• Provided data:
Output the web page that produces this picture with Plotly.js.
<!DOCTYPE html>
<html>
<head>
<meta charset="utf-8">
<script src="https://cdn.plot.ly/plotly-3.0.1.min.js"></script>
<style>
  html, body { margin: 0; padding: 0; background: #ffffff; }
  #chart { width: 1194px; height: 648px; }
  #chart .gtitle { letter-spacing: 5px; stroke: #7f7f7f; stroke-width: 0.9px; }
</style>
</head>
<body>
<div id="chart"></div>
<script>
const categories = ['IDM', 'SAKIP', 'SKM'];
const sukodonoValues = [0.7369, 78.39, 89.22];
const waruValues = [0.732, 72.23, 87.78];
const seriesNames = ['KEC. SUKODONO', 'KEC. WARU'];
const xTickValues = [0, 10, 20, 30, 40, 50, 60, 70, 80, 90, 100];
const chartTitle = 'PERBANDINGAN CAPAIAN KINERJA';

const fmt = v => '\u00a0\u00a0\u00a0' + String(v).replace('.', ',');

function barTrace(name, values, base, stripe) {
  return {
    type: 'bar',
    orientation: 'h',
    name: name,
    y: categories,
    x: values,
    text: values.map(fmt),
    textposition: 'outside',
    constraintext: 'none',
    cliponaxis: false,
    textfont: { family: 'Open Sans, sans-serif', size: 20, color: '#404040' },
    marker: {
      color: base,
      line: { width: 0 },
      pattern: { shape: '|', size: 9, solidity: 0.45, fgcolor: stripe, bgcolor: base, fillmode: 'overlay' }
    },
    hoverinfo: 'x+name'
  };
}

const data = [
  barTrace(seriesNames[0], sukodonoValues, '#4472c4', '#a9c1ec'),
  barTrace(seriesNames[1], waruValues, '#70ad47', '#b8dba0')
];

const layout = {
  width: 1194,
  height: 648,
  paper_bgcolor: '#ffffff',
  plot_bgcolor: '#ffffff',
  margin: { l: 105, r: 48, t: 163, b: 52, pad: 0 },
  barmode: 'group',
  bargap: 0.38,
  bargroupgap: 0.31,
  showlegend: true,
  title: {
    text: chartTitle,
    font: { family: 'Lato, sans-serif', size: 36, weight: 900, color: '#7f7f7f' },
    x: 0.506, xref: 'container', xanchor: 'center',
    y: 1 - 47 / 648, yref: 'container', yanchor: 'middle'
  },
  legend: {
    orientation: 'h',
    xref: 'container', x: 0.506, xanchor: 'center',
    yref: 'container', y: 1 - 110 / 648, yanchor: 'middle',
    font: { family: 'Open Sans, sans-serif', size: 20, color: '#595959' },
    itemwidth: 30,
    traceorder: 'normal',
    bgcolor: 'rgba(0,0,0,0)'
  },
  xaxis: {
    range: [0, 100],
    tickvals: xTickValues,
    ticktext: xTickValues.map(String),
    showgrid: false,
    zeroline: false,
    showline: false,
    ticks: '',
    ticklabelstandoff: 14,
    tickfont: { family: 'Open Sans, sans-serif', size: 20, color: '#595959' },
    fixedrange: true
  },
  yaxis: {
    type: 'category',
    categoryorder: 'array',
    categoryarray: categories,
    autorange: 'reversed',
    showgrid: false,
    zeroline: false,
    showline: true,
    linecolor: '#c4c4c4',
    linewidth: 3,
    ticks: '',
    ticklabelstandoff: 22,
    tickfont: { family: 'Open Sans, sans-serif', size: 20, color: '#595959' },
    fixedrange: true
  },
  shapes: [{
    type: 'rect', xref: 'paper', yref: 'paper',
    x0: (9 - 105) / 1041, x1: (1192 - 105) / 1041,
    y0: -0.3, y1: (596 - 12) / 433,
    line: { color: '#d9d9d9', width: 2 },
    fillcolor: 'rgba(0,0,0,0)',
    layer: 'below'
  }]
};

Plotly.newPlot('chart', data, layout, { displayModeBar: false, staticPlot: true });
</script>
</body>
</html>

• What to work on: Copy out the full material exactly as it appears.

• Complete response:
Output the web page that produces this picture with Plotly.js.
<!DOCTYPE html>
<html>
<head>
<meta charset="utf-8">
<script src="https://cdn.plot.ly/plotly-3.0.1.min.js"></script>
<style>
  html, body { margin: 0; padding: 0; background: #ffffff; }
  #chart { width: 1194px; height: 648px; }
  #chart .gtitle { letter-spacing: 5px; stroke: #7f7f7f; stroke-width: 0.9px; }
</style>
</head>
<body>
<div id="chart"></div>
<script>
const categories = ['IDM', 'SAKIP', 'SKM'];
const sukodonoValues = [0.7369, 78.39, 89.22];
const waruValues = [0.732, 72.23, 87.78];
const seriesNames = ['KEC. SUKODONO', 'KEC. WARU'];
const xTickValues = [0, 10, 20, 30, 40, 50, 60, 70, 80, 90, 100];
const chartTitle = 'PERBANDINGAN CAPAIAN KINERJA';

const fmt = v => '\u00a0\u00a0\u00a0' + String(v).replace('.', ',');

function barTrace(name, values, base, stripe) {
  return {
    type: 'bar',
    orientation: 'h',
    name: name,
    y: categories,
    x: values,
    text: values.map(fmt),
    textposition: 'outside',
    constraintext: 'none',
    cliponaxis: false,
    textfont: { family: 'Open Sans, sans-serif', size: 20, color: '#404040' },
    marker: {
      color: base,
      line: { width: 0 },
      pattern: { shape: '|', size: 9, solidity: 0.45, fgcolor: stripe, bgcolor: base, fillmode: 'overlay' }
    },
    hoverinfo: 'x+name'
  };
}

const data = [
  barTrace(seriesNames[0], sukodonoValues, '#4472c4', '#a9c1ec'),
  barTrace(seriesNames[1], waruValues, '#70ad47', '#b8dba0')
];

const layout = {
  width: 1194,
  height: 648,
  paper_bgcolor: '#ffffff',
  plot_bgcolor: '#ffffff',
  margin: { l: 105, r: 48, t: 163, b: 52, pad: 0 },
  barmode: 'group',
  bargap: 0.38,
  bargroupgap: 0.31,
  showlegend: true,
  title: {
    text: chartTitle,
    font: { family: 'Lato, sans-serif', size: 36, weight: 900, color: '#7f7f7f' },
    x: 0.506, xref: 'container', xanchor: 'center',
    y: 1 - 47 / 648, yref: 'container', yanchor: 'middle'
  },
  legend: {
    orientation: 'h',
    xref: 'container', x: 0.506, xanchor: 'center',
    yref: 'container', y: 1 - 110 / 648, yanchor: 'middle',
    font: { family: 'Open Sans, sans-serif', size: 20, color: '#595959' },
    itemwidth: 30,
    traceorder: 'normal',
    bgcolor: 'rgba(0,0,0,0)'
  },
  xaxis: {
    range: [0, 100],
    tickvals: xTickValues,
    ticktext: xTickValues.map(String),
    showgrid: false,
    zeroline: false,
    showline: false,
    ticks: '',
    ticklabelstandoff: 14,
    tickfont: { family: 'Open Sans, sans-serif', size: 20, color: '#595959' },
    fixedrange: true
  },
  yaxis: {
    type: 'category',
    categoryorder: 'array',
    categoryarray: categories,
    autorange: 'reversed',
    showgrid: false,
    zeroline: false,
    showline: true,
    linecolor: '#c4c4c4',
    linewidth: 3,
    ticks: '',
    ticklabelstandoff: 22,
    tickfont: { family: 'Open Sans, sans-serif', size: 20, color: '#595959' },
    fixedrange: true
  },
  shapes: [{
    type: 'rect', xref: 'paper', yref: 'paper',
    x0: (9 - 105) / 1041, x1: (1192 - 105) / 1041,
    y0: -0.3, y1: (596 - 12) / 433,
    line: { color: '#d9d9d9', width: 2 },
    fillcolor: 'rgba(0,0,0,0)',
    layer: 'below'
  }]
};

Plotly.newPlot('chart', data, layout, { displayModeBar: false, staticPlot: true });
</script>
</body>
</html>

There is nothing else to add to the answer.